«SOLI DEO GLORIA»
Por três vezes, a cultura esteve bem alta em Portugal. E se digo «em Portugal» e não de outro modo, isso deve-se a que o pretexto dos três eventos foi Bach e três das suas seis suites para violoncelo solo. Mas todos os intervenientes – palestrantes e instrumentista – são portugueses e quase me apetecia dizer que foi a Cultura Portuguesa que esteve bem alta nesses três serões na Capela do Rato, aqui em Lisboa. Mas contenho-me. Contudo, se o tema fundamental era oriundo da Cultura Alemã, foram portugueses que o glosaram no nível mais sublime e conduziram os ouvintes ao mais requintado prazer cultural. Assim, sim!
Irene Lima, a violoncelista de que há muito ouvia falar, tem uma postura que inspira confiança pela suave decisão que imprime ao arco quando «ataca» as cordas e pela forma como domina os problemas técnicos que adivinhamos quase ciclópicos. Não está ali para brincar, sabe o que faz. Então nós, ouvintes, percebemos que aquela é mesmo música séria interpretada com seriedade e muita mestria. E quando o meu padrão pessoal se regia pelas gravações das Suites de Bach que tenho por Pablo Casals e por Paul Tortelier, tenho agora que elevar o registo pelo nível do arco de Irene Lima. Repito: assim, sim!
E
Cale-se de Alexandre e de Trajano
A fama das vitórias que tiveram;
Que eu canto o peito ilustre Lusitano...
Mas esta foi arte efémera pois desapareceu com a última nota tangida. Devemos ser muitos os melómanos que aguardamos pela gravação comercial das seis Suites de Bach para violoncelo solo executadas por Irene Lima. Aguardemos...
E como toda a capela tem um Capelão, a do Rato também nivela por cima e tem como seu principal responsável o Padre José Tolentino Mendonça que, como os demais palestrantes neste ciclo, dispensa apresentações.
Organizado por Bruno Caseirão, o ciclo de três palestras-concerto teve sempre «casa» cheia e tenho a certeza de que, como eu, todos tivemos pena de ver o ciclo chegar ao fim. Resta a esperança de que haja segunda volta para, das seis Suites, ouvirmos as que por agora ficaram em falta, a 3ª, a 4ª e a 6ª.
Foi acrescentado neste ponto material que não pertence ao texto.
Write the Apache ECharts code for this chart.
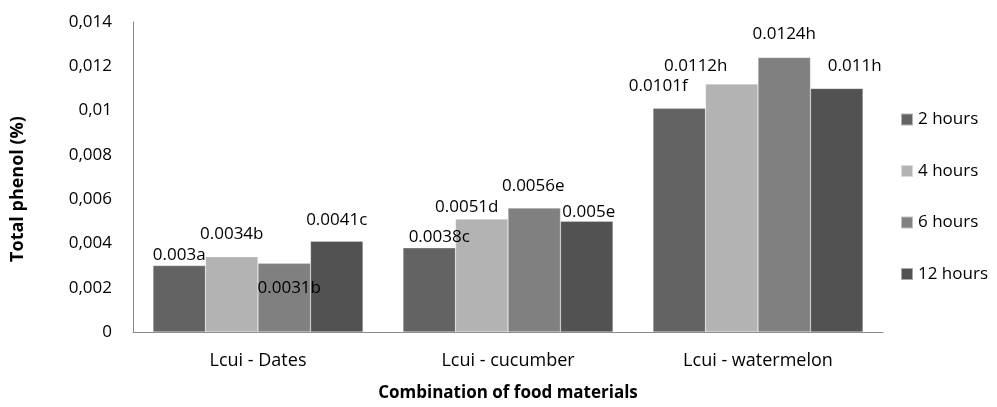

À hora certa, o Padre Tolentino abria a sessão com brevíssimas palavras de agradecimento pela ocorrência de tanta gente à sua Comunidade e pela feliz temática da conjugação do belo e do Divino a que se seguiam palavras interessantíssimas do Bruno Caseirão específicas à Suite que iria ser de seguida tocada. E, para além de interessantes, foram palavras importantes que permitiram aos leigos na matéria percebermos «coisas» que, se não referidas, nos haveriam de escapar. Mas não se ficou apenas por temas técnicos, fez sempre um breve enquadramento histórico que nos permitiu imaginar o ambiente circundante de Bach. Os aplausos que lhe demos não foram por favor.
No primeiro evento, falou João Tordo, no segundo fomos brindados com palestra de Guilherme d’Oliveira Martins e no terceiro e último pudemos escutar Mário Cordeiro e Eduardo Lourenço. Ninguém por certo contestará a minha opinião de que se tratou de cartaz de luxo.
Outros espectadores terão retido outras particularidades do que foi dito mas eu registei sobretudo o cristianismo luterano de Bach sobre que tanto se falou. E houve mesmo quem abordasse a questão da Justificação de Lutero (Guilherme d’Oliveira Martins e Eduardo Lourenço), fazendo-o em termos breves mas dando-lhe a perspectiva do Divino, essencial na temática do ciclo e, pelos vistos, essencial também no espírito de Bach ao compor estas Suites.
É tão bom escutar gente inteligente e sabedora. Assim, sim!
E para acabar, digo apenas que estas Suites de Bach fazem parte do reduzidíssimo número de peças que tenho como a essência da música. Outras que incluo neste muito restrito clube? As Vier Letzte Lieder de Richard Strauss.
Novembro de 2016
Henrique Salles daFonseca
ET: já que a Antena 2 da RDP divulgou mas não gravou os concertos, espero que as palestras proferidas em cada sessão possam ser publicadas para deleite repetido de quem as ouviu em tiro tenso e para aprendizagem de quem não esteve presente.